Un rato después Qakan se acercó a Kiin y desató las cuerdas que sujetaban los tobillos y las muñecas de Kiin. La cogió del mentón y rio. Kiin apartó la mirada y se frotó la zona de las muñecas despellejadas por la fricción de las ataduras.
El más alto señaló a Kiin y su tono de voz cambió. Rodeó la hoguera y se situó detrás de ella. Kiin permaneció inmóvil y se apretó los brazos con las manos para disimular su temblor.
El hombre se acuclilló a su lado y le tomó la mano. Su rostro estaba muy próximo y Kiin se dio cuenta de que era mayor de lo que había supuesto, de que la pintura que le tapaba las mejillas y la frente encubría las arrugas debidas a la edad. También vio que su cabello oscuro estaba salpicado de canas y comprendió que era el padre de los otros dos.
El hombre levantó la manga de la suk de Kiin y señaló la muñeca cubierta de heridas. Preguntó algo a Qakan y éste carraspeó y finalmente respondió con frases espasmódicas y titubeantes. El hombre giró la cabeza, escupió e hizo otra pregunta. Qakan se encogió de hombros.
El hombre se apartó de la fogata y se dirigió a un tosco cobertizo situado junto a un ik puesto del revés. La barca era más larga y más ancha que la de Qakan y estaba forrada con una gruesa piel con pocas costuras. El hombre regresó con un pequeño paquete en la mano y se lo dio a Kiin.
Dijo algo a Kiin, que Qakan tradujo:
—Grasa de oca para tus muñecas.
La cara de Qakan estaba tensa y roja. Kiin miró al cazador Morsa, le dio las gracias y se untó las muñecas.
La grasa de oca tenía un olor muy fuerte, casi rancio, pero era reconfortante. Cuando terminó de pasársela por las muñecas, Kiin se agachó y se untó los tobillos. Ese movimiento provocó otro murmullo en los tres hombres y el más alto hizo un comentario a Qakan, le dijo algo que lo llevó a sonreír tontamente, a incorporarse de un salto y a arrastrar a Kiin.
—Vete al ik —ordenó—. Han accedido a llevarnos a su aldea.
Kiin cerró el paquete de grasa y se lo devolvió al hombre, que sonrió y negó con la cabeza. El hombre habló con Qakan, que le dijo a Kiin:
—Quédatelo. —Como Kiin seguía ofreciéndole el paquete, Qakan lo apartó y lanzó una exclamación de disgusto—. Ha dicho que es para ti y que debes quedártelo.
Kiin sonrió al hombre, a los tres hombres; asintió con la cabeza, se acercó al ik y permaneció junto a éste mientras Qakan ayudaba a los tres hombres a apagar el fuego y a desmontar el cobertizo.
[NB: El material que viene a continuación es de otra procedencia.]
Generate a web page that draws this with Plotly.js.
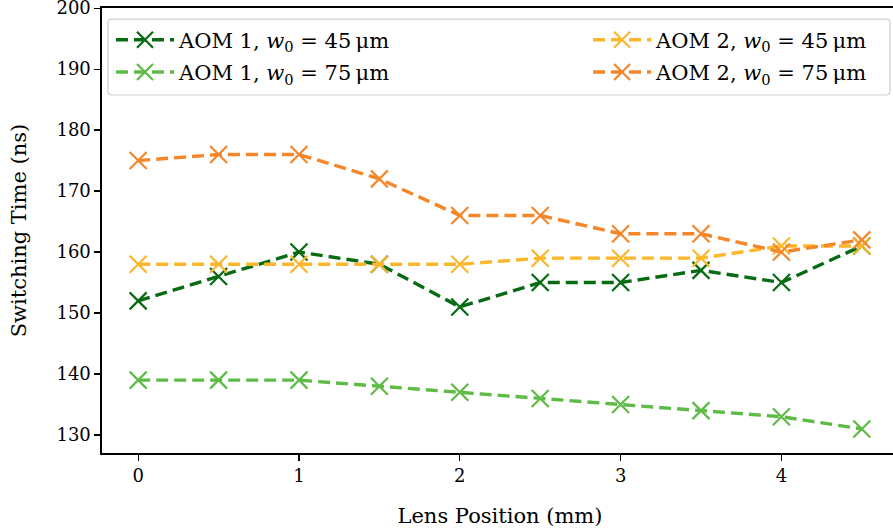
<!DOCTYPE html>
<html>
<head>
<meta charset="utf-8">
<script src="https://cdn.plot.ly/plotly-3.0.1.min.js"></script>
<style>
  html, body { margin: 0; padding: 0; overflow: hidden; background: #fff; }
  #chart { width: 900px; height: 530px; }
</style>
</head>
<body>
<div id="chart"></div>
<script>
// Lens position (mm)
const lensPosition = [0, 0.5, 1, 1.5, 2, 2.5, 3, 3.5, 4, 4.5];

// Switching times (ns)
const aom1_w45 = [152, 156, 160, 158, 151, 155, 155, 157, 155, 161];
const aom1_w75 = [139, 139, 139, 138, 137, 136, 135, 134, 133, 131];
const aom2_w45 = [158, 158, 158, 158, 158, 159, 159, 159, 161, 161];
const aom2_w75 = [175, 176, 176, 172, 166, 166, 163, 163, 160, 162];

const yTicks = [130, 140, 150, 160, 170, 180, 190, 200];
const xTicks = [0, 1, 2, 3, 4];

const seriesNames = [
  'AOM 1, <i>w</i><sub>0</sub> = 45\u2009μm',
  'AOM 1, <i>w</i><sub>0</sub> = 75\u2009μm',
  'AOM 2, <i>w</i><sub>0</sub> = 45\u2009μm',
  'AOM 2, <i>w</i><sub>0</sub> = 75\u2009μm'
];
const seriesColors = ['#066b12', '#5dbb46', '#fbb62a', '#f5862a'];
const seriesValues = [aom1_w45, aom1_w75, aom2_w45, aom2_w75];
const seriesLegend = ['legend', 'legend', 'legend2', 'legend2'];

const FONT = 'DejaVu Serif, Liberation Serif, serif';

const traces = seriesValues.map((ys, i) => ({
  x: lensPosition,
  y: ys,
  name: seriesNames[i],
  legend: seriesLegend[i],
  legendgroup: 'g' + i,
  type: 'scatter',
  mode: 'lines+markers',
  line: { color: seriesColors[i], width: 3.4, dash: '12px,6px' },
  marker: {
    symbol: 'x-thin',
    size: 17,
    color: seriesColors[i],
    line: { color: seriesColors[i], width: 2.2 }
  }
}));

// Legend frame (paper coordinates), rounded corners
const fx0 = 0.0075, fx1 = 0.990, fy0 = 0.8045, fy1 = 0.975;
const rx = 0.005, ry = 0.009;
const framePath =
  `M ${fx0 + rx},${fy1} L ${fx1 - rx},${fy1} Q ${fx1},${fy1} ${fx1},${fy1 - ry} ` +
  `L ${fx1},${fy0 + ry} Q ${fx1},${fy0} ${fx1 - rx},${fy0} ` +
  `L ${fx0 + rx},${fy0} Q ${fx0},${fy0} ${fx0},${fy0 + ry} ` +
  `L ${fx0},${fy1 - ry} Q ${fx0},${fy1} ${fx0 + rx},${fy1} Z`;

const legendCommon = {
  orientation: 'v',
  xanchor: 'left', yanchor: 'top',
  bgcolor: 'rgba(0,0,0,0)',
  borderwidth: 0,
  font: { family: FONT, size: 21, color: '#000' },
  tracegroupgap: 2,
  itemwidth: 58
};

const layout = {
  width: 900,
  height: 530,
  margin: { l: 102, r: 2, t: 8, b: 77 },
  paper_bgcolor: '#fff',
  plot_bgcolor: '#fff',
  font: { family: FONT, size: 19, color: '#000' },
  showlegend: true,
  legend: Object.assign({}, legendCommon, { x: 0.0113, y: 0.974 }),
  legend2: Object.assign({}, legendCommon, { x: 0.6106, y: 0.974 }),
  shapes: [{
    type: 'path', xref: 'paper', yref: 'paper', path: framePath,
    line: { color: '#cfcfcf', width: 1.2 },
    fillcolor: 'rgba(255,255,255,0.8)',
    layer: 'below'
  }],
  xaxis: {
    range: [-0.225, 4.725],
    tickvals: xTicks,
    ticks: 'outside', ticklen: 6, tickwidth: 1.2, tickcolor: '#000',
    showline: true, linecolor: '#000', linewidth: 1.6, mirror: true,
    showgrid: false, zeroline: false,
    tickfont: { family: FONT, size: 18 },
    title: { text: 'Lens Position (mm)', font: { family: FONT, size: 21 }, standoff: 23 }
  },
  yaxis: {
    range: [127.05, 200.02],
    tickvals: yTicks,
    ticklabeloverflow: 'allow',
    ticks: 'outside', ticklen: 6, tickwidth: 1.2, tickcolor: '#000',
    showline: true, linecolor: '#000', linewidth: 1.6, mirror: true,
    showgrid: false, zeroline: false,
    tickfont: { family: FONT, size: 18 },
    title: { text: 'Switching Time (ns)', font: { family: FONT, size: 21 }, standoff: 24 }
  }
};

Plotly.newPlot('chart', traces, layout, { displayModeBar: false, staticPlot: true });
</script>
</body>
</html>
Mientras esperaba, Kiin pensó que esos tres eran buenos, demasiado buenos para la maldición que Qakan les llevaba. Se preguntó qué les habría dicho Qakan sobre sus muñecas, qué explicación les habría dado. Dijera lo que dijese, se habían dado por satisfechos: ya no estaban enojados con Qakan. El más joven solía dar palmadas en la espalda de Qakan y el de la cicatriz hablaba sin cesar, haciendo reír a los demás mientras trabajaban.
Los tres cargaron sus provisiones en la barca y la acarrearon hasta el mar. Qakan los ayudó a empujar y luego, con la colaboración de Kiin, internaron el ik aguas adentro.
—Creen que eres una esclava capturada a los Cazadores de Ballenas —dijo Qakan.
Kiin levantó el zagual y preguntó:
—¿Es lo que les has dicho?
—¿De qué otra manera podía explicar el estado en que están tus muñecas?
—Sin embargo, me proporcionaron una medicina —afirmó Kiin.
—Ya te dije que eran buenos. —Qakan se echó hacia delante. Sus mejillas fofas hicieron que sus ojos parecieran oscuras hendiduras—. ¿Crees que te trocaría y que te dejaría al albur de un pueblo malo?
Kiin se giró y se sentó en la proa. ¿Para qué responder?